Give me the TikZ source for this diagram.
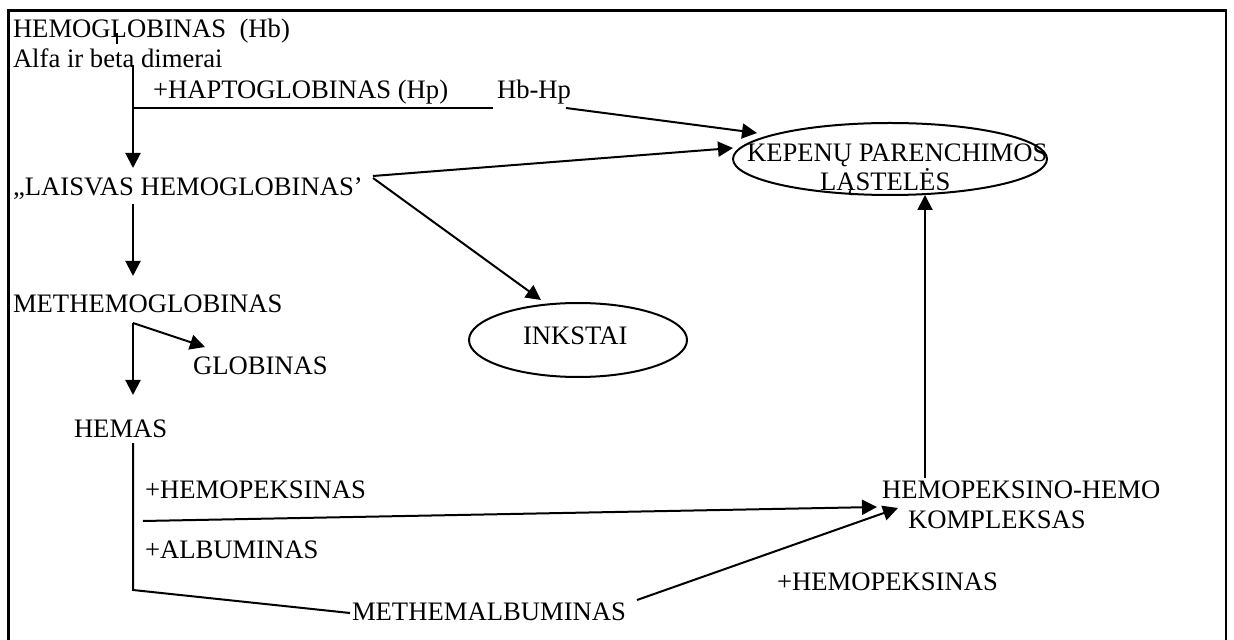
\documentclass[tikz,border=0pt]{standalone}
\usepackage{fontspec}
\setmainfont{Liberation Serif}
\usetikzlibrary{arrows.meta,shapes.geometric}
\tikzset{
  lbl/.style={inner sep=0pt, outer sep=0pt, anchor=base west, font=\fontsize{13.33}{16}\selectfont},
  conn/.style={line width=1pt},
  arr/.style={line width=1pt, -{Triangle[length=7.5pt,width=7.5pt]}},
  oval/.style={draw, ellipse, line width=1pt, inner sep=0pt},
  frame/.style={draw, line width=1.15pt}
}
\begin{document}
\begin{tikzpicture}[x=0.5pt,y=-0.5pt]
\useasboundingbox (0,0) rectangle (1234,640);
\clip (0,0) rectangle (1234,640);
\fill[white] (0,0) rectangle (1234,640);
\draw[frame] (8.5,660) -- (8.5,10.5) -- (1226,10.5) -- (1226,660);

% text nodes
\node[lbl] (hb) at (13,38) {HEMOGLOBINAS\ \ (Hb)};
\node[lbl] (alfa) at (13,68) {Alfa ir beta dimerai};
\node[lbl] (hapto) at (153,99) {+HAPTOGLOBINAS (Hp)};
\node[lbl] (hbhp) at (497,99) {Hb-Hp};
\node[lbl] (laisv) at (13,196) {„LAISVAS HEMOGLOBINAS’};
\node[lbl] (methb) at (13,313) {METHEMOGLOBINAS};
\node[lbl] (glob) at (193,375) {GLOBINAS};
\node[lbl] (hemas) at (74,437) {HEMAS};
\node[lbl] (hpx1) at (145,498) {+HEMOPEKSINAS};
\node[lbl] (alb) at (145,558) {+ALBUMINAS};
\node[lbl] (metalb) at (352,620) {METHEMALBUMINAS};
\node[lbl] (hpx2) at (777,590) {+HEMOPEKSINAS};
\node[lbl] (kompl1) at (882,498) {HEMOPEKSINO-HEMO};
\node[lbl] (kompl2) at (908,528) {KOMPLEKSAS};

% ellipses
\node[oval, minimum width=109pt, minimum height=37pt] (inkst) at (578,340) {};
\node[lbl] (inkstt) at (523,345) {INKSTAI};
\node[oval, minimum width=157pt, minimum height=36pt] (kep) at (890,159) {};
\node[lbl] (kep1) at (747,162) {KEPENŲ PARENCHIMOS};
\node[lbl] (kep2) at (820,191) {LĄSTELĖS};

% coordinates
\coordinate (t1) at (117,33);
\coordinate (t2) at (117,44);
\coordinate (s1) at (133,65);
\coordinate (j1) at (133,108);
\coordinate (h1) at (493,108);
\coordinate (e1) at (133,168);
\coordinate (hp1) at (566,108);
\coordinate (kp1) at (757,133);
\coordinate (ls1) at (373,176);
\coordinate (kp2) at (733,148);
\coordinate (ls2) at (373,178);
\coordinate (ik1) at (541,300);
\coordinate (s2) at (133,204);
\coordinate (e2) at (133,276);
\coordinate (s3) at (133,323);
\coordinate (e3) at (133,395);
\coordinate (g1) at (205,347);
\coordinate (s4) at (133,443);
\coordinate (c4) at (133,590);
\coordinate (m4) at (350,613);
\coordinate (s5) at (143,521);
\coordinate (k5) at (877,507);
\coordinate (s6) at (637,600);
\coordinate (k6) at (898,508);
\coordinate (s7) at (925,478);
\coordinate (k7) at (925,195);

% connectors
\draw[conn] (t1) -- (t2);
\draw[arr] (s1) -- (e1);
\draw[conn] (j1) -- (h1);
\draw[arr] (hp1) -- (kp1);
\draw[arr] (ls1) -- (kp2);
\draw[arr] (ls2) -- (ik1);
\draw[arr] (s2) -- (e2);
\draw[arr] (s3) -- (e3);
\draw[arr] (s3) -- (g1);
\draw[conn] (s4) -- (c4) -- (m4);
\draw[arr] (s5) -- (k5);
\draw[arr] (s6) -- (k6);
\draw[arr] (s7) -- (k7);
\end{tikzpicture}
\end{document}
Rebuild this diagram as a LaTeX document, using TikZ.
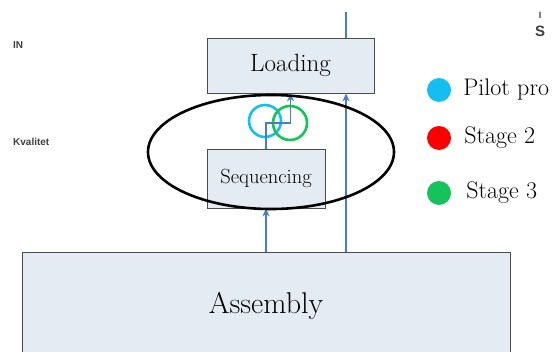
\documentclass[tikz,border=0pt]{standalone}
\usepackage{fontspec}
\newfontfamily\labelfont{Liberation Sans}
\usetikzlibrary{positioning, calc, arrows.meta}
\definecolor{boxfill}{RGB}{229,235,243}
\definecolor{flowblue}{RGB}{74,126,187}
\definecolor{pilotcyan}{RGB}{20,190,240}
\definecolor{stagered}{RGB}{250,0,0}
\definecolor{stagegreen}{RGB}{20,195,90}

\begin{document}
\begin{tikzpicture}[x=1pt,y=1pt,>={Stealth[length=8pt,width=7pt]},
    stagebox/.style={draw=black!70,thick,fill=boxfill,inner sep=0pt},
    flow/.style={draw=flowblue,line width=1.6pt},
    dot/.style={circle,fill,inner sep=0pt,minimum size=24pt},
    legendtext/.style={font=\fontsize{24}{26}\selectfont,inner sep=0pt},
    sidelabel/.style={font=\labelfont\bfseries\fontsize{10}{11}\selectfont,text=black!75,inner sep=0pt}]
    \useasboundingbox (0,0) rectangle (553,351);

    \node [stagebox,minimum width=167pt,minimum height=55pt,font=\fontsize{25}{27}\selectfont] (loading) at (290.5,285.5) {Loading};
    \node [stagebox,minimum width=118pt,minimum height=59pt,font=\fontsize{20.5}{22}\selectfont] (sequencing) at (266,172.5) {Sequencing};
    \node [stagebox,minimum width=488pt,minimum height=108pt,font=\fontsize{30}{32}\selectfont] (assembly) at (266,45) {Assembly};

    % pilot / stage 3 rings
    \draw [pilotcyan,line width=2.6pt] (265,230) circle (16);
    \draw [stagegreen,line width=2.6pt] (290,228) circle (17);

    \coordinate (topend) at (346,339);
    \coordinate (bend) at (266,228);
    \draw [flow,->] (assembly.north -| sequencing) -- (sequencing.south);
    \draw [flow,->] (sequencing.north) -- (bend) -| (loading.south);
    \draw [flow,->] (assembly.north -| topend) -- (loading.south -| topend);
    \draw [flow] (loading.north -| topend) -- (topend);

    \draw [line width=2.6pt] (271,199) ellipse (123 and 57);

    % legend
    \node [dot,fill=pilotcyan] (pilotdot) at (439,261) {};
    \node [dot,fill=stagered] (stagetwodot) at (439,213) {};
    \node [dot,fill=stagegreen] (stagethreedot) at (439,158) {};
    \node [legendtext,anchor=west,right=12pt of pilotdot] (pilot) {Pilot pro};
    \node [legendtext,anchor=west,right=13pt of stagetwodot] (stagetwo) {Stage 2};
    \node [legendtext,anchor=west,right=15pt of stagethreedot] (stagethree) {Stage 3};

    \node [sidelabel,anchor=west] (in) at (13,306) {IN};
    \node [sidelabel,anchor=west] (kvalitet) at (13,209) {Kvalitet};
    \node [sidelabel,font=\labelfont\bfseries\fontsize{15}{15}\selectfont] (sletter) at (540,320) {S};
    \node [sidelabel,font=\labelfont\bfseries\fontsize{9}{9}\selectfont] (iletter) at (540,336) {I};
\end{tikzpicture}
\end{document}
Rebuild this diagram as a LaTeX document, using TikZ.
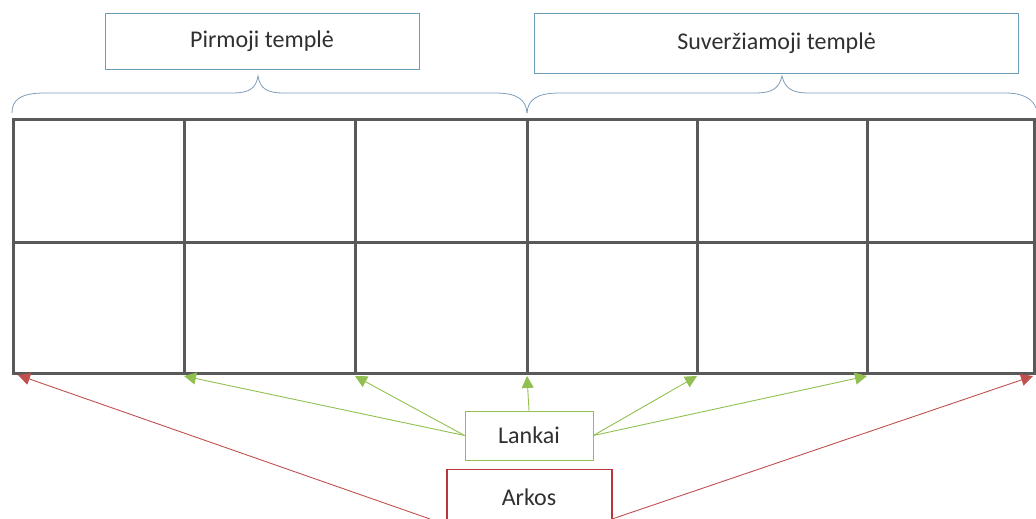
\documentclass[tikz,border=0pt]{standalone}
\usepackage{fontspec}
\setmainfont{Carlito}
\usetikzlibrary{arrows.meta}
\definecolor{gridc}{HTML}{595959}
\definecolor{boxc}{HTML}{6E9DB8}
\definecolor{bracec}{HTML}{7F9DB9}
\definecolor{greenc}{HTML}{92C050}
\definecolor{redc}{HTML}{C0504D}
\definecolor{darkredc}{HTML}{B8363A}
\definecolor{textc}{HTML}{303030}
\begin{document}
\begin{tikzpicture}[x=1pt,y=-1pt,
  gridline/.style={draw=gridc,line width=3pt},
  tbox/.style={line width=0.8pt,fill=white,text=textc,font=\fontsize{24}{28}\selectfont,inner sep=0pt},
  brace/.style={draw=bracec,line width=0.8pt},
  garrow/.style={draw=greenc,line width=0.9pt,-{Triangle[length=12pt,width=12pt]}},
  rarrow/.style={draw=redc,line width=0.9pt,-{Triangle[length=12pt,width=12pt]}}]
\useasboundingbox (0,0) rectangle (1036,519);
% grid
\foreach \x in {13,184,355,527,697,867,1034}
  \draw[gridline] (\x,119) -- (\x,374);
\foreach \y in {119,242,373}
  \draw[gridline] (12,\y) -- (1036,\y);
% coordinates at bottom joints
\coordinate (j0) at (18,375);
\coordinate (j1) at (184,376);
\coordinate (j2) at (355,376);
\coordinate (j3) at (527,376);
\coordinate (j4) at (697,376);
\coordinate (j5) at (867,376);
\coordinate (j6) at (1033,376);
% braces
\draw[brace] (12,113) .. controls (12,100) and (20,93) .. (45,93)
  -- (232,93) .. controls (250,93) and (256,88) .. (258,76)
  .. controls (260,88) and (266,93) .. (284,93)
  -- (495,93) .. controls (518,93) and (526,100) .. (527,113);
\draw[brace] (527,113) .. controls (528,100) and (536,93) .. (560,93)
  -- (755,93) .. controls (773,93) and (779,88) .. (782,76)
  .. controls (785,88) and (791,93) .. (809,93)
  -- (1005,93) .. controls (1025,93) and (1033,100) .. (1036,108);
% title boxes
\node[tbox,draw=boxc,minimum width=314pt,minimum height=56pt] (p) at (262,41) {Pirmoji templė};
\node[tbox,draw=boxc,minimum width=484pt,minimum height=60pt] (s) at (776.5,43.5) {Suveržiamoji templė};
% Lankai / Arkos
\node[tbox,draw=greenc,minimum width=128pt,minimum height=49pt] (l) at (529,435.5) {Lankai};
\node[tbox,draw=darkredc,line width=1.2pt,minimum width=165pt,minimum height=60pt,anchor=north] (a) at (529.5,469) {};
\node[text=textc,font=\fontsize{24}{28}\selectfont] (at) at (529,497) {Arkos};
\coordinate (aw) at (430,519);
\coordinate (ae) at (612,519);
\draw[garrow] (l.west) -- (j1);
\draw[garrow] (l.west) -- (j2);
\draw[garrow] (l.north) -- (j3);
\draw[garrow] (l.east) -- (j4);
\draw[garrow] (l.east) -- (j5);
\draw[rarrow] (aw) -- (j0);
\draw[rarrow] (ae) -- (j6);
\end{tikzpicture}
\end{document}
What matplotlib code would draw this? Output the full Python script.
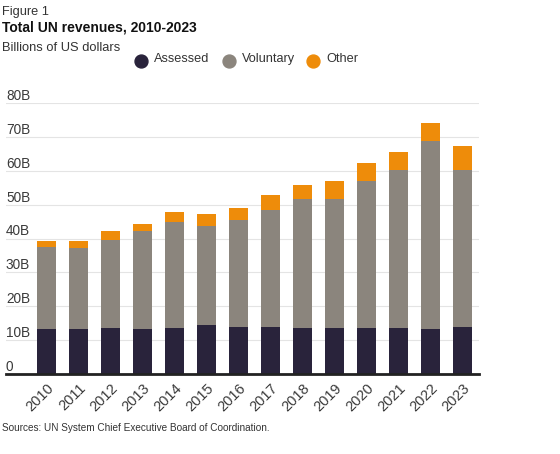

GIVEN INSTRUCTION ▸
Transcribe, from the records above, the first line and every line after it up to and including the line with "(1226,10.5) -- (1226,660);"; omit pictures.

TASK ANSWER ▸
Give me the TikZ source for this diagram.
\documentclass[tikz,border=0pt]{standalone}
\usepackage{fontspec}
\setmainfont{Liberation Serif}
\usetikzlibrary{arrows.meta,shapes.geometric}
\tikzset{
  lbl/.style={inner sep=0pt, outer sep=0pt, anchor=base west, font=\fontsize{13.33}{16}\selectfont},
  conn/.style={line width=1pt},
  arr/.style={line width=1pt, -{Triangle[length=7.5pt,width=7.5pt]}},
  oval/.style={draw, ellipse, line width=1pt, inner sep=0pt},
  frame/.style={draw, line width=1.15pt}
}
\begin{document}
\begin{tikzpicture}[x=0.5pt,y=-0.5pt]
\useasboundingbox (0,0) rectangle (1234,640);
\clip (0,0) rectangle (1234,640);
\fill[white] (0,0) rectangle (1234,640);
\draw[frame] (8.5,660) -- (8.5,10.5) -- (1226,10.5) -- (1226,660);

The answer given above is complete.